Directions:
State the number of lines where "this" appears. Add nothing else.

Dataset records:

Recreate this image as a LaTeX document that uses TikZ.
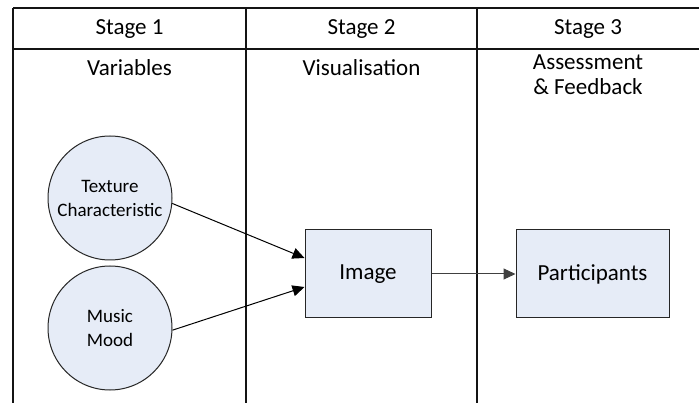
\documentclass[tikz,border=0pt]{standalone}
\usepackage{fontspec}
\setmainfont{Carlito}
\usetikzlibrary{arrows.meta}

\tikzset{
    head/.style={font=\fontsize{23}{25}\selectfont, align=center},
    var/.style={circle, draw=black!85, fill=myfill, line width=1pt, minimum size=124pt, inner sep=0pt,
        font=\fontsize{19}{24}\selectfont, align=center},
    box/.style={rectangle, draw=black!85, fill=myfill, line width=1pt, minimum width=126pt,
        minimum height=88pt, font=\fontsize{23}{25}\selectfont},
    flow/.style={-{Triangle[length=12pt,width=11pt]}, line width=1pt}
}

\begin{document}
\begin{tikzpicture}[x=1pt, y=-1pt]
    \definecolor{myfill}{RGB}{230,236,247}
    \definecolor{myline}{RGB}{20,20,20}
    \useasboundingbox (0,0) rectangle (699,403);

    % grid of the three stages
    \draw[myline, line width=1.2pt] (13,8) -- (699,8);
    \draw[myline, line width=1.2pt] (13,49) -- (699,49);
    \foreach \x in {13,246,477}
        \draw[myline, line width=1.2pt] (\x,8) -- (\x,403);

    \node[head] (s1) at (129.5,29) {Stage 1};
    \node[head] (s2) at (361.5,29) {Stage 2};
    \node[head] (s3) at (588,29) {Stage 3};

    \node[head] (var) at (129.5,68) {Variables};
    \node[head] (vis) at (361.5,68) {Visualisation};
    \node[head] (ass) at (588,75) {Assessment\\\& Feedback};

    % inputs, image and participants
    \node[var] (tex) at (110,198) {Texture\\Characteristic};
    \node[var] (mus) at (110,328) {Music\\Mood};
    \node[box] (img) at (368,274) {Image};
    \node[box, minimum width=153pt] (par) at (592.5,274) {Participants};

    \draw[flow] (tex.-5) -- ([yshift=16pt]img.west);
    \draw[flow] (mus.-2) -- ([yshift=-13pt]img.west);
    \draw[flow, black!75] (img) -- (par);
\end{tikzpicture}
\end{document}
--
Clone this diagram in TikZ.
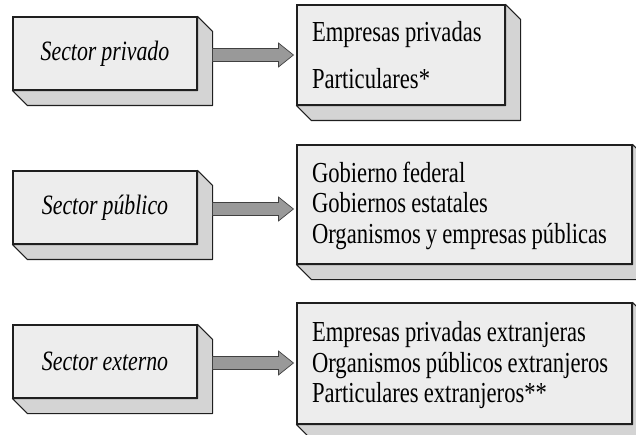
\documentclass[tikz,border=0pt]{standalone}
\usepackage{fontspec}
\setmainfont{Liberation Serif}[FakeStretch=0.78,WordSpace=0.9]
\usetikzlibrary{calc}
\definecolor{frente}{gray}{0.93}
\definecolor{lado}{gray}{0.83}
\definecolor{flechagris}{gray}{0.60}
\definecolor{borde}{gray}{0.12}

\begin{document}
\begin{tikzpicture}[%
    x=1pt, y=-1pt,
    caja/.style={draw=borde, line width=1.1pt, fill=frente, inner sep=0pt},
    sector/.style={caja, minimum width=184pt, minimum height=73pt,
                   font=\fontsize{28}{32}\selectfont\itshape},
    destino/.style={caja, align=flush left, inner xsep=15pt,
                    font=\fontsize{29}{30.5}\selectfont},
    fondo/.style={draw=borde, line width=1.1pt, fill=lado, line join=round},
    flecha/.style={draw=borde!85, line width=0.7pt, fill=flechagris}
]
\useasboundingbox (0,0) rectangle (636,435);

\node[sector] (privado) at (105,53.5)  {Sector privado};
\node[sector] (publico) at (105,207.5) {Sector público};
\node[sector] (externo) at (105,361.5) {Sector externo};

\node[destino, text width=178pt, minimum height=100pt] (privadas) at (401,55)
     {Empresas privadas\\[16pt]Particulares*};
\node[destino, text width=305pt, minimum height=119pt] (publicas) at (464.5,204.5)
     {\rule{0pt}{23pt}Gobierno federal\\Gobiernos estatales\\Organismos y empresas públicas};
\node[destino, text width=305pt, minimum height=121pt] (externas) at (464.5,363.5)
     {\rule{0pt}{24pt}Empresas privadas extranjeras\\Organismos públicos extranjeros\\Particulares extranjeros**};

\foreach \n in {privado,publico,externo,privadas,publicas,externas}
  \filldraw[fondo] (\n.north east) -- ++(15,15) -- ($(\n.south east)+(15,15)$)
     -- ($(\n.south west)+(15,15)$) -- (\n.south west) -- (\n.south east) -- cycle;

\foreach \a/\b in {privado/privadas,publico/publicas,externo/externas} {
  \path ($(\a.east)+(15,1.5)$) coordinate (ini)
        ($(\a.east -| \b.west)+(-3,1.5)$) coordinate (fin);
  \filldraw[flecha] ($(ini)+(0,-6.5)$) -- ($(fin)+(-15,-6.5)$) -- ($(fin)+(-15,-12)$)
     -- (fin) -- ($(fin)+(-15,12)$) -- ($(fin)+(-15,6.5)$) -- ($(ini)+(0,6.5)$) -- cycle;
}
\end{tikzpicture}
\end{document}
--
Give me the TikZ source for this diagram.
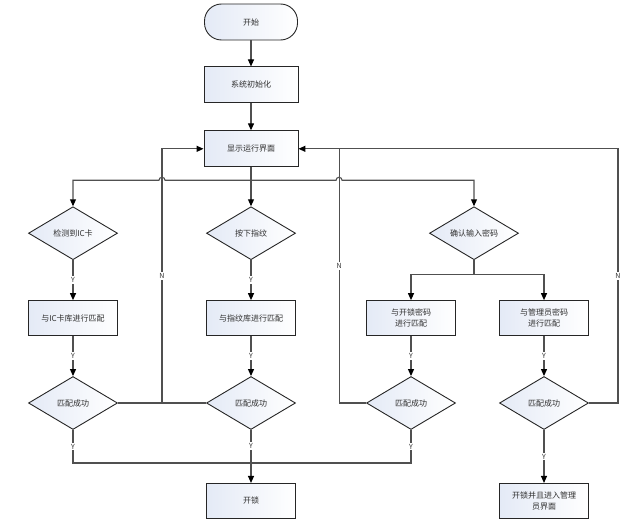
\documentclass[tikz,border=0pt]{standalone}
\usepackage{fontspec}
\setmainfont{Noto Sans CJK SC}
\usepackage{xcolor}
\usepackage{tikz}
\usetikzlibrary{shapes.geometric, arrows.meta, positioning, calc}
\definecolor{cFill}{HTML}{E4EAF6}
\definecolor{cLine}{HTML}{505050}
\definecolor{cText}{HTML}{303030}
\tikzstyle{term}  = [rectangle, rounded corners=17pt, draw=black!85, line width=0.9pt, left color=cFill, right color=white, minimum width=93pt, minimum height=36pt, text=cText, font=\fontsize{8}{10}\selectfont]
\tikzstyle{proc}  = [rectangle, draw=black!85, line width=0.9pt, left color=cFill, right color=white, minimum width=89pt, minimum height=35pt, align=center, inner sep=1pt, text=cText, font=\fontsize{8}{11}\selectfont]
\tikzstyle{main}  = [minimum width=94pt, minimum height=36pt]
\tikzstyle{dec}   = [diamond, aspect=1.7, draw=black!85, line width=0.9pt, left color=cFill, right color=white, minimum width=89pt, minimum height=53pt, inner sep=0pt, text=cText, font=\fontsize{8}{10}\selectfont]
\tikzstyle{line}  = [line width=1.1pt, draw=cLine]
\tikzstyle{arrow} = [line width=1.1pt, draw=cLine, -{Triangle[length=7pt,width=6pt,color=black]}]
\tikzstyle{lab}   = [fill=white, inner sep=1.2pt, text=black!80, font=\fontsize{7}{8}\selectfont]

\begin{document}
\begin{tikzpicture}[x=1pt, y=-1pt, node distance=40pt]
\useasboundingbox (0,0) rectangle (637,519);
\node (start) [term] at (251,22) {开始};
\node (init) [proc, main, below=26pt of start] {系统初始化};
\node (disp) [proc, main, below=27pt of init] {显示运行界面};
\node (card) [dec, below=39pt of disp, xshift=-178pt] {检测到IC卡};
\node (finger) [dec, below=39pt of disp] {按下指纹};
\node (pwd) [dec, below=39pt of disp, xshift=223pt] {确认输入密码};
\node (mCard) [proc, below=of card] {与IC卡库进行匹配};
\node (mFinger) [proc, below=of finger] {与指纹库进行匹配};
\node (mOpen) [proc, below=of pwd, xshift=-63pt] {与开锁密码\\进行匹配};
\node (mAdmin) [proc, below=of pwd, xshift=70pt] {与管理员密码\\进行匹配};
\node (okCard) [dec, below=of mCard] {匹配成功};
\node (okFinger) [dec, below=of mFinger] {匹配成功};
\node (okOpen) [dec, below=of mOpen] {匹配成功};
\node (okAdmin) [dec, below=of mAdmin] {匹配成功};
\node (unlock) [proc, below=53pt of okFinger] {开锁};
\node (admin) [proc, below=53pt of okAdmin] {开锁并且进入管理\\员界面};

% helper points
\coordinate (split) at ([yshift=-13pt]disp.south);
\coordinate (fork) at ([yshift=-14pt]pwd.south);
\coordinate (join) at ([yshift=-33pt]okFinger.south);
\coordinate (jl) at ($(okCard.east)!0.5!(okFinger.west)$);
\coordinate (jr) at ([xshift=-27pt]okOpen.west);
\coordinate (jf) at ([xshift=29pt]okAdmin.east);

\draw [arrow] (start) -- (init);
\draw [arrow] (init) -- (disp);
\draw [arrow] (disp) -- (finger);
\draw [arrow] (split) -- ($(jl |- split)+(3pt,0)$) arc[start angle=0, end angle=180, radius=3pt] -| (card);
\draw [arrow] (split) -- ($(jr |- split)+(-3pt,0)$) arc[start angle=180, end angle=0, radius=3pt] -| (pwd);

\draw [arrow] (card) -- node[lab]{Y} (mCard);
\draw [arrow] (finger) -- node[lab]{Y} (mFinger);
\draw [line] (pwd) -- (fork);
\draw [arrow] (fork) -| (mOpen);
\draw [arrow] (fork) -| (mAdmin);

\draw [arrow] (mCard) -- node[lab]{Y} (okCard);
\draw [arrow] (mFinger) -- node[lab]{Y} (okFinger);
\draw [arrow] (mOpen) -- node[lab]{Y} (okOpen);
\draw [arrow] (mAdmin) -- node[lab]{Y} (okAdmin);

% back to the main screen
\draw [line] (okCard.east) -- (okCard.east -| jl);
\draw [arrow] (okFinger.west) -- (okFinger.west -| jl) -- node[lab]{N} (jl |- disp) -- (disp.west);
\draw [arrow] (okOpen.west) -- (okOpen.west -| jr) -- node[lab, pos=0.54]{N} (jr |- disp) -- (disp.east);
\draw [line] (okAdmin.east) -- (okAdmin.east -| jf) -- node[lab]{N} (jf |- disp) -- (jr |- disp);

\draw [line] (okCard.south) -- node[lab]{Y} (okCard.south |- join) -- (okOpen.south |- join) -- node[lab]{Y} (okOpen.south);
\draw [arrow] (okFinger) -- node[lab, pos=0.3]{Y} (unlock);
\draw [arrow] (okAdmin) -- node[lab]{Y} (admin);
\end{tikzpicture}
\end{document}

Answer for the task:
3